Apesar disso, teme que o presidente Lula seja novamente constrangido por alguma interpretação autoritária da lei penal, nesse momento em que o país vive o descumprimento das garantias das liberdades democráticas e de uma profunda fragilidade das instituições responsáveis pela ordem democrática.
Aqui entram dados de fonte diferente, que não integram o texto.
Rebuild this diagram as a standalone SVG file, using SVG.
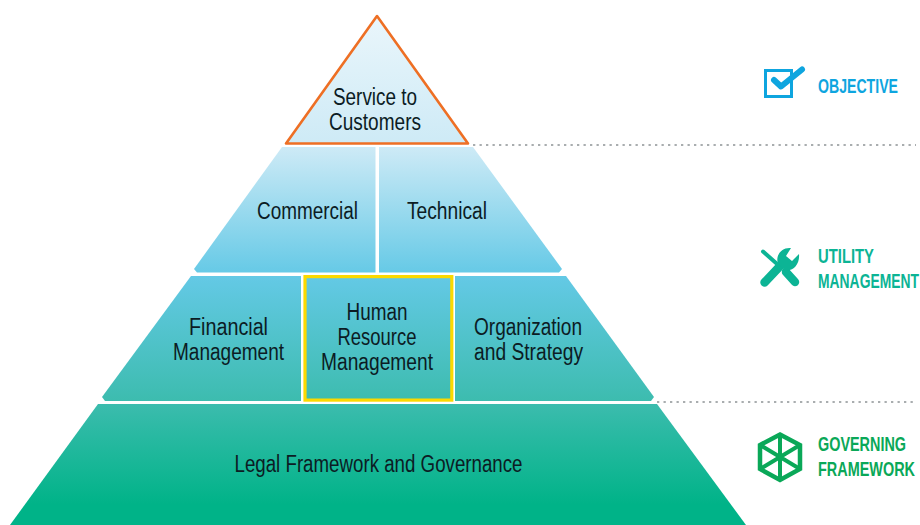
<svg xmlns="http://www.w3.org/2000/svg" width="920" height="525" viewBox="0 0 920 525">
<style>
.t{font-family:"Liberation Sans",Arial,sans-serif;font-size:23.500px;fill:#0c1c24;text-anchor:middle}
.l{font-family:"Liberation Sans",Arial,sans-serif;font-size:14px;font-weight:bold}
.dot{fill:none;stroke:#a9adaf;stroke-width:2;stroke-dasharray:2.300 4.200}
</style>
<defs>
<linearGradient id="g" gradientUnits="userSpaceOnUse" x1="0" y1="15" x2="0" y2="525">
<stop offset="0" stop-color="#eaf6fb"/>
<stop offset="0.26" stop-color="#cdeaf6"/>
<stop offset="0.51" stop-color="#64c9e6"/>
<stop offset="0.76" stop-color="#3cbcae"/>
<stop offset="0.96" stop-color="#00b388"/>
<stop offset="1" stop-color="#00b388"/>
</linearGradient>
</defs>
<g id="connectors">
<path class="dot" d="M473 145H916"/>
<path class="dot" d="M657 402H916"/>
</g>
<g id="service">
<path d="M377 16L286 143.500H468Z" fill="url(#g)" stroke="#ee6f24" stroke-width="2.600" stroke-linejoin="round"/>
<text class="t" x="375" y="105" textLength="84" lengthAdjust="spacingAndGlyphs">Service to</text>
<text class="t" x="375" y="130" textLength="92" lengthAdjust="spacingAndGlyphs">Customers</text>
</g>
<g id="commercial">
<path d="M282 147H375.500V272.500H197L194 269Z" fill="url(#g)"/>
<text class="t" x="307.500" y="219" textLength="101" lengthAdjust="spacingAndGlyphs">Commercial</text>
</g>
<g id="technical">
<path d="M379 147H473L562 269L559 272.500H379Z" fill="url(#g)"/>
<text class="t" x="447" y="219" textLength="80" lengthAdjust="spacingAndGlyphs">Technical</text>
</g>
<g id="financial">
<path d="M191 276H301V401H105L102 397Z" fill="url(#g)"/>
<text class="t" x="228.500" y="335" textLength="79" lengthAdjust="spacingAndGlyphs">Financial</text>
<text class="t" x="228.500" y="360" textLength="111" lengthAdjust="spacingAndGlyphs">Management</text>
</g>
<g id="human-resource">
<rect x="305" y="276.600" width="146.800" height="123.500" fill="url(#g)" stroke="#fcd900" stroke-width="3.200"/>
<text class="t" x="377" y="319.500" textLength="61" lengthAdjust="spacingAndGlyphs">Human</text>
<text class="t" x="377" y="344.500" textLength="79" lengthAdjust="spacingAndGlyphs">Resource</text>
<text class="t" x="377" y="369.500" textLength="112" lengthAdjust="spacingAndGlyphs">Management</text>
</g>
<g id="organization">
<path d="M455 276H566L654 397L651 401H455Z" fill="url(#g)"/>
<text class="t" x="528" y="335" textLength="108" lengthAdjust="spacingAndGlyphs">Organization</text>
<text class="t" x="528.500" y="360" textLength="109" lengthAdjust="spacingAndGlyphs">and Strategy</text>
</g>
<g id="legal">
<path d="M98 404H657L746 525H10Z" fill="url(#g)"/>
<text class="t" x="378.500" y="472" textLength="288" lengthAdjust="spacingAndGlyphs">Legal Framework and Governance</text>
</g>
<g id="objective">
<path d="M765.500 70.500H791.500V96.500H765.500Z" fill="none" stroke="#0ea5df" stroke-width="3"/>
<path d="M774 80L781 86.500L802 69.500" fill="none" stroke="#0ea5df" stroke-width="6" stroke-linecap="round" stroke-linejoin="round"/>
<text class="l" transform="translate(818 92.500) scale(1 1.5)" fill="#0ea5df" textLength="80" lengthAdjust="spacingAndGlyphs">OBJECTIVE</text>
</g>
<g id="utility">
<path d="M763 251.500L776 263" stroke="#0cb495" stroke-width="4" stroke-linecap="round" fill="none"/>
<path d="M786 272L795 282" stroke="#0cb495" stroke-width="8.500" stroke-linecap="round" fill="none"/>
<path d="M764.500 282.500L782 264" stroke="#0cb495" stroke-width="8.500" stroke-linecap="round" fill="none"/>
<path d="M791 248C782 247 775 255 778 264L785 270C793 272 800 264 799 254L792 261L786 256Z" fill="#0cb495"/>
<text class="l" transform="translate(818 263) scale(1 1.5)" fill="#0cb495" textLength="56" lengthAdjust="spacingAndGlyphs">UTILITY</text>
<text class="l" transform="translate(818 288) scale(1 1.5)" fill="#0cb495" textLength="101" lengthAdjust="spacingAndGlyphs">MANAGEMENT</text>
</g>
<g id="governing">
<path d="M780 434.500L800 445V469L780 480L760 469V445Z" fill="none" stroke="#0aa858" stroke-width="4.500"/>
<path d="M780 434.500V480M760 445L800 469M800 445L760 469" fill="none" stroke="#0aa858" stroke-width="4"/>
<text class="l" transform="translate(818 451) scale(1 1.5)" fill="#0aa858" textLength="88" lengthAdjust="spacingAndGlyphs">GOVERNING</text>
<text class="l" transform="translate(818 476) scale(1 1.5)" fill="#0aa858" textLength="97" lengthAdjust="spacingAndGlyphs">FRAMEWORK</text>
</g>
</svg>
“Seria uma interpretação sem qualquer fundamento jurídico, mas assim foi com a prisão por 580 dias. As forças democráticas precisam estar bastante vigilantes, atentas e preocupadas com essa representação que não tem sustentação jurídica, mas está sendo bancada politicamente por um grupo que tem pouco compromisso com a democracia.”

 


Os presos de 1980

Além de Lula, o regime militar levou à prisão com base na Lei de Segurança Nacional em 1980: Djalma de Souza Bom, Devanir Ribeiro, Gilson Menezes, Enílson Simões de Moura (Alemão), José Maria de Almeida, Severino Alves da Silva, Rubens Teodoro de Arruda, Expedito Soares Batista, José Venâncio de Souza e João Batista dos Santos – dirigentes sindicais presos em 19 de abril. Também foram presos naquela data o militante Ricardo Zaratini e os advogados Dalmo Dallari e José Carlos Dias. Osmar Santos de Mendonça (Osmarzinho) e Juraci Batista Magalhães foram presos em 11 de maio.